▸ **Problem statement**:
Your task is to give the listing below back word for word, pictures excluded.

▸ **Information shown**:

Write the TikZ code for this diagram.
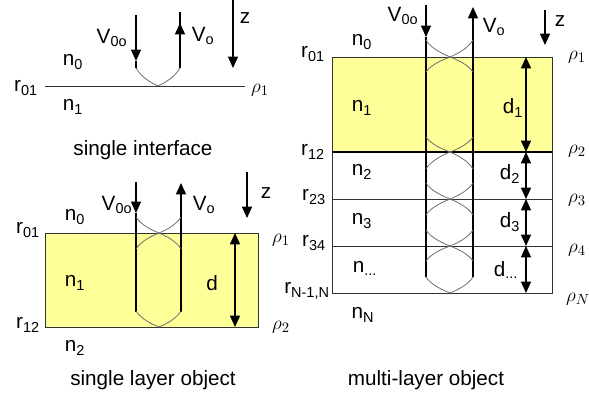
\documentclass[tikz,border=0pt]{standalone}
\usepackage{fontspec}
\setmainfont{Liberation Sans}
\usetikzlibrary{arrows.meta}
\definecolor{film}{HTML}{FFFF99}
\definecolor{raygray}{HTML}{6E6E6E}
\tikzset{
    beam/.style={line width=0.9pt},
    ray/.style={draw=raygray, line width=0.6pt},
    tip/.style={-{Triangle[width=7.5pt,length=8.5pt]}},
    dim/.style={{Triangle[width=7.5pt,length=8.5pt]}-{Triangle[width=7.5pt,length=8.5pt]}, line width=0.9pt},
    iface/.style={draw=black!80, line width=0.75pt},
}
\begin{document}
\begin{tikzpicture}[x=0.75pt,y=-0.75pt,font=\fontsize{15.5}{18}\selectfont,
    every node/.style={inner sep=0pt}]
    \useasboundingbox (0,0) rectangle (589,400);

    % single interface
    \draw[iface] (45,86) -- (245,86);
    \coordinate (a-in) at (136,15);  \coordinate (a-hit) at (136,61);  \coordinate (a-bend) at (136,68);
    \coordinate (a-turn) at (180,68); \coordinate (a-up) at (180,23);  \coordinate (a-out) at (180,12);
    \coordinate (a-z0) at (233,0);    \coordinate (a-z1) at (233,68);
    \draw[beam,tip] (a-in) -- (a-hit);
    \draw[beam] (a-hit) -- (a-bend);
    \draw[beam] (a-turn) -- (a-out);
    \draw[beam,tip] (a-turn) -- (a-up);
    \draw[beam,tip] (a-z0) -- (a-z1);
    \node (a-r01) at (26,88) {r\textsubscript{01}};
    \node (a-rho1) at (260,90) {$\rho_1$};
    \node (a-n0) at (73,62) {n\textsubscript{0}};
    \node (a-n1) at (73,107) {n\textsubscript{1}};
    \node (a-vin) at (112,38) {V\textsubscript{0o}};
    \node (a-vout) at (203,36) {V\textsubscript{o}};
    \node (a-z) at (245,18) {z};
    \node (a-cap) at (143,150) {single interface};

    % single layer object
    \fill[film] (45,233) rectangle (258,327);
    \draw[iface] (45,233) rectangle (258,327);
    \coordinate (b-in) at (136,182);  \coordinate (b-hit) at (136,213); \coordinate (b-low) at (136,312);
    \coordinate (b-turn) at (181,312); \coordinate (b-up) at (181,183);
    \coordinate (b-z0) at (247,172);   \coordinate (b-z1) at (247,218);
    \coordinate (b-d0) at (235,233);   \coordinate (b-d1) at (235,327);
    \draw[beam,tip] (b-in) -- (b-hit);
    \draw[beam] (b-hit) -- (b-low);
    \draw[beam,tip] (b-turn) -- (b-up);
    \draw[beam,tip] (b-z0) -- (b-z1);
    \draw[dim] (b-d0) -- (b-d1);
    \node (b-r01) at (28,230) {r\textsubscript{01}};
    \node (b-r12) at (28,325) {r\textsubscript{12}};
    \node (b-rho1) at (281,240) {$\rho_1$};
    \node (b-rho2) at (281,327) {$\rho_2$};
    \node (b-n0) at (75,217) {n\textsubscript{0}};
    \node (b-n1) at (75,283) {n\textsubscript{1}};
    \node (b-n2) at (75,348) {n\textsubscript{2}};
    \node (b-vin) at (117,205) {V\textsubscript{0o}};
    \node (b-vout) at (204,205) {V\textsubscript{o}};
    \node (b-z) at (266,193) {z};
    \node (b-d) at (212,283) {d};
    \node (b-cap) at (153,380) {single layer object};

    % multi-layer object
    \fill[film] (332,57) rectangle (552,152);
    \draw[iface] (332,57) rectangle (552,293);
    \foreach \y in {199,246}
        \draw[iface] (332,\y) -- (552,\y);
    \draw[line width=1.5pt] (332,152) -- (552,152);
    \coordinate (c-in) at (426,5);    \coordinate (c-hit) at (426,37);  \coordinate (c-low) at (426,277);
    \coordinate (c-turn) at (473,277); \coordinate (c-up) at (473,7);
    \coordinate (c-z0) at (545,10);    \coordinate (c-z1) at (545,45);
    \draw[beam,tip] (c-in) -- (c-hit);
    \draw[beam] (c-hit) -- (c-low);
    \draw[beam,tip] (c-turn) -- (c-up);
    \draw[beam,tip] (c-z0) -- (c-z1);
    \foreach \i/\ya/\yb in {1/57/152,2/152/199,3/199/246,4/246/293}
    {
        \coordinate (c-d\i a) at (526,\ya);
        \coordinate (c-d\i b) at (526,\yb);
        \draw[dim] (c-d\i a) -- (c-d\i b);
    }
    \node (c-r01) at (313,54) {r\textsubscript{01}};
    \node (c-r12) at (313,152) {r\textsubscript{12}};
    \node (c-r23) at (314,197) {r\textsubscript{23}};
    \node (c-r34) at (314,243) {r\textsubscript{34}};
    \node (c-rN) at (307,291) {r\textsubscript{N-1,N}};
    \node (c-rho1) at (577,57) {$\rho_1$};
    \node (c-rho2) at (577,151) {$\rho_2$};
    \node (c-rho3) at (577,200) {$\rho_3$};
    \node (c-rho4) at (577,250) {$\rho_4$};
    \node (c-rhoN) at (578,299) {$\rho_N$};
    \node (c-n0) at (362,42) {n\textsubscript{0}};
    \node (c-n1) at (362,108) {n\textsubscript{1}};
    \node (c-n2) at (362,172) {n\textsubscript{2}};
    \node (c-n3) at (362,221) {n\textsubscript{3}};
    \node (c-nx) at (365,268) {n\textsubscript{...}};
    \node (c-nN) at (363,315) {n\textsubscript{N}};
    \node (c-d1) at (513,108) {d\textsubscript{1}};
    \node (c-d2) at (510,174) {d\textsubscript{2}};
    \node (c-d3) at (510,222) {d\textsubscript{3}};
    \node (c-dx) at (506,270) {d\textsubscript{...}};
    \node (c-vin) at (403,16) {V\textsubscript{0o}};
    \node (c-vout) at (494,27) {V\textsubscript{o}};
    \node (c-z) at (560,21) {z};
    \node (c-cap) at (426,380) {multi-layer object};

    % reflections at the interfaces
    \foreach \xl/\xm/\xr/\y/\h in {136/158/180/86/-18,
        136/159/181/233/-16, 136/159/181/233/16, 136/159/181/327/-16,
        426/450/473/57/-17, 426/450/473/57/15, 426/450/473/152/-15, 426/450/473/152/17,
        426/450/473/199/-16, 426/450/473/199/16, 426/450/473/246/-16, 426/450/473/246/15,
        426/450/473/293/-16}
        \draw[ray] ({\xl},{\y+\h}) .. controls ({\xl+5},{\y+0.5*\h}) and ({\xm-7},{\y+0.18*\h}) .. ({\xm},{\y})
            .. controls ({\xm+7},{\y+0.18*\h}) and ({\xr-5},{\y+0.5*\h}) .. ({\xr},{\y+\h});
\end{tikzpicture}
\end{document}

▸ **Response to this exercise**:
Write the TikZ code for this diagram.
\documentclass[tikz,border=0pt]{standalone}
\usepackage{fontspec}
\setmainfont{Liberation Sans}
\usetikzlibrary{arrows.meta}
\definecolor{film}{HTML}{FFFF99}
\definecolor{raygray}{HTML}{6E6E6E}
\tikzset{
    beam/.style={line width=0.9pt},
    ray/.style={draw=raygray, line width=0.6pt},
    tip/.style={-{Triangle[width=7.5pt,length=8.5pt]}},
    dim/.style={{Triangle[width=7.5pt,length=8.5pt]}-{Triangle[width=7.5pt,length=8.5pt]}, line width=0.9pt},
    iface/.style={draw=black!80, line width=0.75pt},
}
\begin{document}
\begin{tikzpicture}[x=0.75pt,y=-0.75pt,font=\fontsize{15.5}{18}\selectfont,
    every node/.style={inner sep=0pt}]
    \useasboundingbox (0,0) rectangle (589,400);

    % single interface
    \draw[iface] (45,86) -- (245,86);
    \coordinate (a-in) at (136,15);  \coordinate (a-hit) at (136,61);  \coordinate (a-bend) at (136,68);
    \coordinate (a-turn) at (180,68); \coordinate (a-up) at (180,23);  \coordinate (a-out) at (180,12);
    \coordinate (a-z0) at (233,0);    \coordinate (a-z1) at (233,68);
    \draw[beam,tip] (a-in) -- (a-hit);
    \draw[beam] (a-hit) -- (a-bend);
    \draw[beam] (a-turn) -- (a-out);
    \draw[beam,tip] (a-turn) -- (a-up);
    \draw[beam,tip] (a-z0) -- (a-z1);
    \node (a-r01) at (26,88) {r\textsubscript{01}};
    \node (a-rho1) at (260,90) {$\rho_1$};
    \node (a-n0) at (73,62) {n\textsubscript{0}};
    \node (a-n1) at (73,107) {n\textsubscript{1}};
    \node (a-vin) at (112,38) {V\textsubscript{0o}};
    \node (a-vout) at (203,36) {V\textsubscript{o}};
    \node (a-z) at (245,18) {z};
    \node (a-cap) at (143,150) {single interface};

    % single layer object
    \fill[film] (45,233) rectangle (258,327);
    \draw[iface] (45,233) rectangle (258,327);
    \coordinate (b-in) at (136,182);  \coordinate (b-hit) at (136,213); \coordinate (b-low) at (136,312);
    \coordinate (b-turn) at (181,312); \coordinate (b-up) at (181,183);
    \coordinate (b-z0) at (247,172);   \coordinate (b-z1) at (247,218);
    \coordinate (b-d0) at (235,233);   \coordinate (b-d1) at (235,327);
    \draw[beam,tip] (b-in) -- (b-hit);
    \draw[beam] (b-hit) -- (b-low);
    \draw[beam,tip] (b-turn) -- (b-up);
    \draw[beam,tip] (b-z0) -- (b-z1);
    \draw[dim] (b-d0) -- (b-d1);
    \node (b-r01) at (28,230) {r\textsubscript{01}};
    \node (b-r12) at (28,325) {r\textsubscript{12}};
    \node (b-rho1) at (281,240) {$\rho_1$};
    \node (b-rho2) at (281,327) {$\rho_2$};
    \node (b-n0) at (75,217) {n\textsubscript{0}};
    \node (b-n1) at (75,283) {n\textsubscript{1}};
    \node (b-n2) at (75,348) {n\textsubscript{2}};
    \node (b-vin) at (117,205) {V\textsubscript{0o}};
    \node (b-vout) at (204,205) {V\textsubscript{o}};
    \node (b-z) at (266,193) {z};
    \node (b-d) at (212,283) {d};
    \node (b-cap) at (153,380) {single layer object};

    % multi-layer object
    \fill[film] (332,57) rectangle (552,152);
    \draw[iface] (332,57) rectangle (552,293);
    \foreach \y in {199,246}
        \draw[iface] (332,\y) -- (552,\y);
    \draw[line width=1.5pt] (332,152) -- (552,152);
    \coordinate (c-in) at (426,5);    \coordinate (c-hit) at (426,37);  \coordinate (c-low) at (426,277);
    \coordinate (c-turn) at (473,277); \coordinate (c-up) at (473,7);
    \coordinate (c-z0) at (545,10);    \coordinate (c-z1) at (545,45);
    \draw[beam,tip] (c-in) -- (c-hit);
    \draw[beam] (c-hit) -- (c-low);
    \draw[beam,tip] (c-turn) -- (c-up);
    \draw[beam,tip] (c-z0) -- (c-z1);
    \foreach \i/\ya/\yb in {1/57/152,2/152/199,3/199/246,4/246/293}
    {
        \coordinate (c-d\i a) at (526,\ya);
        \coordinate (c-d\i b) at (526,\yb);
        \draw[dim] (c-d\i a) -- (c-d\i b);
    }
    \node (c-r01) at (313,54) {r\textsubscript{01}};
    \node (c-r12) at (313,152) {r\textsubscript{12}};
    \node (c-r23) at (314,197) {r\textsubscript{23}};
    \node (c-r34) at (314,243) {r\textsubscript{34}};
    \node (c-rN) at (307,291) {r\textsubscript{N-1,N}};
    \node (c-rho1) at (577,57) {$\rho_1$};
    \node (c-rho2) at (577,151) {$\rho_2$};
    \node (c-rho3) at (577,200) {$\rho_3$};
    \node (c-rho4) at (577,250) {$\rho_4$};
    \node (c-rhoN) at (578,299) {$\rho_N$};
    \node (c-n0) at (362,42) {n\textsubscript{0}};
    \node (c-n1) at (362,108) {n\textsubscript{1}};
    \node (c-n2) at (362,172) {n\textsubscript{2}};
    \node (c-n3) at (362,221) {n\textsubscript{3}};
    \node (c-nx) at (365,268) {n\textsubscript{...}};
    \node (c-nN) at (363,315) {n\textsubscript{N}};
    \node (c-d1) at (513,108) {d\textsubscript{1}};
    \node (c-d2) at (510,174) {d\textsubscript{2}};
    \node (c-d3) at (510,222) {d\textsubscript{3}};
    \node (c-dx) at (506,270) {d\textsubscript{...}};
    \node (c-vin) at (403,16) {V\textsubscript{0o}};
    \node (c-vout) at (494,27) {V\textsubscript{o}};
    \node (c-z) at (560,21) {z};
    \node (c-cap) at (426,380) {multi-layer object};

    % reflections at the interfaces
    \foreach \xl/\xm/\xr/\y/\h in {136/158/180/86/-18,
        136/159/181/233/-16, 136/159/181/233/16, 136/159/181/327/-16,
        426/450/473/57/-17, 426/450/473/57/15, 426/450/473/152/-15, 426/450/473/152/17,
        426/450/473/199/-16, 426/450/473/199/16, 426/450/473/246/-16, 426/450/473/246/15,
        426/450/473/293/-16}
        \draw[ray] ({\xl},{\y+\h}) .. controls ({\xl+5},{\y+0.5*\h}) and ({\xm-7},{\y+0.18*\h}) .. ({\xm},{\y})
            .. controls ({\xm+7},{\y+0.18*\h}) and ({\xr-5},{\y+0.5*\h}) .. ({\xr},{\y+\h});
\end{tikzpicture}
\end{document}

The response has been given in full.